A few months back, I converted my website from Ember.js to Nuxt.js. I did this mostly to try something new out, just for fun, but as I used it more and more, I found Nuxt really had some advantages over Ember, at least for this site in particular. I wrote some of my findings in a blog post comparing Ember.js to Nuxt.js, but I wanted to apply some of these things to a post for my desires for the Ember 2019 roadmap as well.

Automagic Modern Web Apps

One of the things I have always loved about Ember, is its magic. For the most part, you can run ember s and things “just work”. You do not have to spend hours customizing webpack or rollup, choosing a routing library, or figuring out how to structure your project. This was great, for many years, but other frameworks have caught up now, and the breadth of things a new web app should support, out of the box, has increased significantly.

There are several addons for adding modern web app features like ember-service-worker, which allows you to add service workers to your app easily, and prember, which allows you to statically generate your Ember app, but these addons are not maintained by the Ember Core Team, so there is no guarantee they will continue to work or play nicely together. I would like to see Ember support many of these features, in the framework itself.
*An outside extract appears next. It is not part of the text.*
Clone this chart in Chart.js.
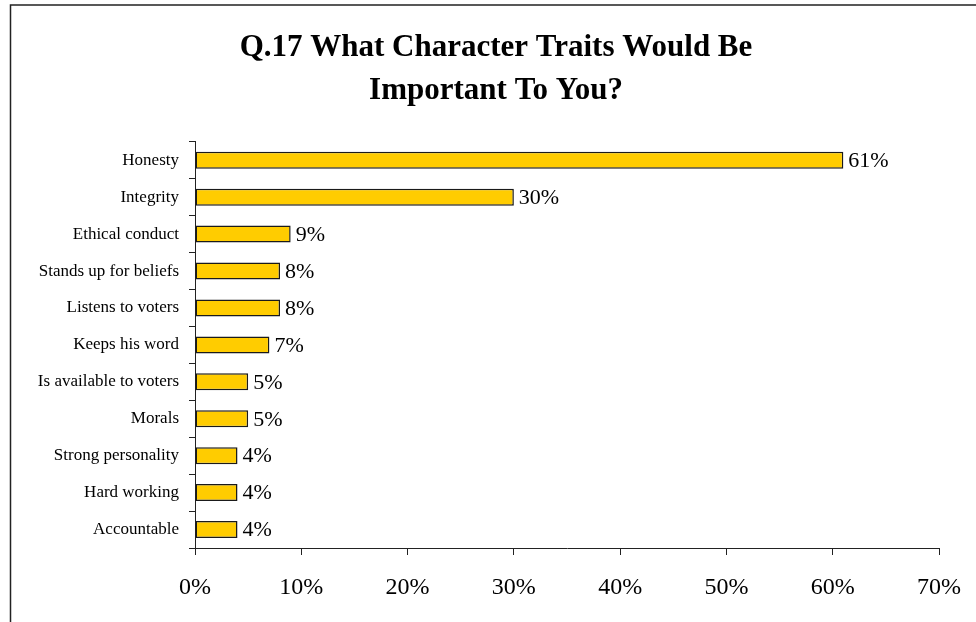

Things we should support in Ember.js out of the box:

  1. PWA
  2. SSR / SPA / Static
  3. HTML Head
  4. Code Splitting and Tree Shaking


ember-service-worker could be added by default or similar functionality could be baked into the Ember codebase itself. We could then support various types of service workers. For SPA mode, we would use the default ember-service-worker-index, which would cache the single index.html for the app, but for static sites, generated with Prember, we would need to cache a separate html file per route. This can be accomplished by using ember-service-worker-prember, although the cache busting does still need some work.

SSR / SPA / Static

The default mode, for an Ember app out of the box, is to be a single page application. Server side rendering is supported, via ember-cli-fastboot, and while fastboot does have core team support, it is still a separate addon to install. Static apps are supported via Prember, which was written by Ed Faulkner, an Ember Core Team member, but it is not officially supported by the core team.

I would like to see all three rendering modes supported out of the box, and configurable via ember-cli-build.js. This would both guarantee buy in and future support from the core team, as well as make it easier to choose a rendering mode via a simple config, without the need for installing more addons.


One major thing modern web apps need, is the ability to define head data. This allows you to do things like set opengraph tags per page, to allow for rich previews of your website when posting on social media, and to set various meta which helps with SEO. Currently, addons like ember-meta allow you to set these values.

It would be convenient if Ember allowed setting head data from the route. We could provide a head() hook, in which you could return an object to set the data for the page. Something like:

head() {
  return {
    title: 'Page Title',
    meta: [
        name: 'description',
        content: 'Page description here'

Code Splitting and Tree Shaking

Code splitting and tree shaking have been in the works for several years in Ember. There were a few somewhat working implementations, but ultimately, they were abandoned. Ember’s unique architecture makes allowing for code splitting and tree shaking hard, but we really should prioritize this work. Ember is one of the largest JS frameworks, so when working on small apps or websites, being able to tree shake out the parts of the framework, you are not using, would go a long way in reducing the overall payload.


Ember Inspector has come a long way, since we started working on it in February of 2018, but it still has a long way to go. We redesigned a few things, removed some cruft, and started working toward supporting Octane, but Ember Inspector could still really use a full redesign, and should incorporate many of the long requested features, as well as pull in anything that would be nice to have from Vue and React DevTools.

Improvements for Ember Inspector:

  1. New APIs for Ember Inspector
  2. Modernize Design
  3. Make Configurable

New APIs for Ember Inspector

Ember Inspector uses a lot of private APIs, and many specific version checks to coax the data needed out of Ember, so we can display it. There has been a lot of discussion about providing public APIs for components. These new APIs would tell Inspector all about the component, its arguments, etc. This would both allow us to remove some of the private API usage and ensure we continue to get all the data we need, long term, since it would be public, supported API.

Modernize Design

We have been slowly redesigning Ember Inspector to make things more modern, but there is still more to do. We should redesign the whole thing, from the top down, to match the new look and feel of Ember, and the Ember website design. This will give us one cohesive look and feel for all things Ember and increase brand cohesiveness.

Make Configurable

Ember Inspector currently offers no way to configure features. We could allow configuration for things like hiding or showing only the tabs you are interested in, switching the layout from tabs on the left to tabs on the top, toggling dark vs light mode, and many other potentially configurable things.


I am very excited for the future of Ember! We continue to iterate towards aligning with modern concepts, while still staying true to the heart and soul of Ember. If we can align things, in the framework, with the needs of modern web apps, and support first class tooling around the developer experience, we can solidify ourselves as both leaders in stability without stagnation, and trailblazers pushing the limits on what web apps can do.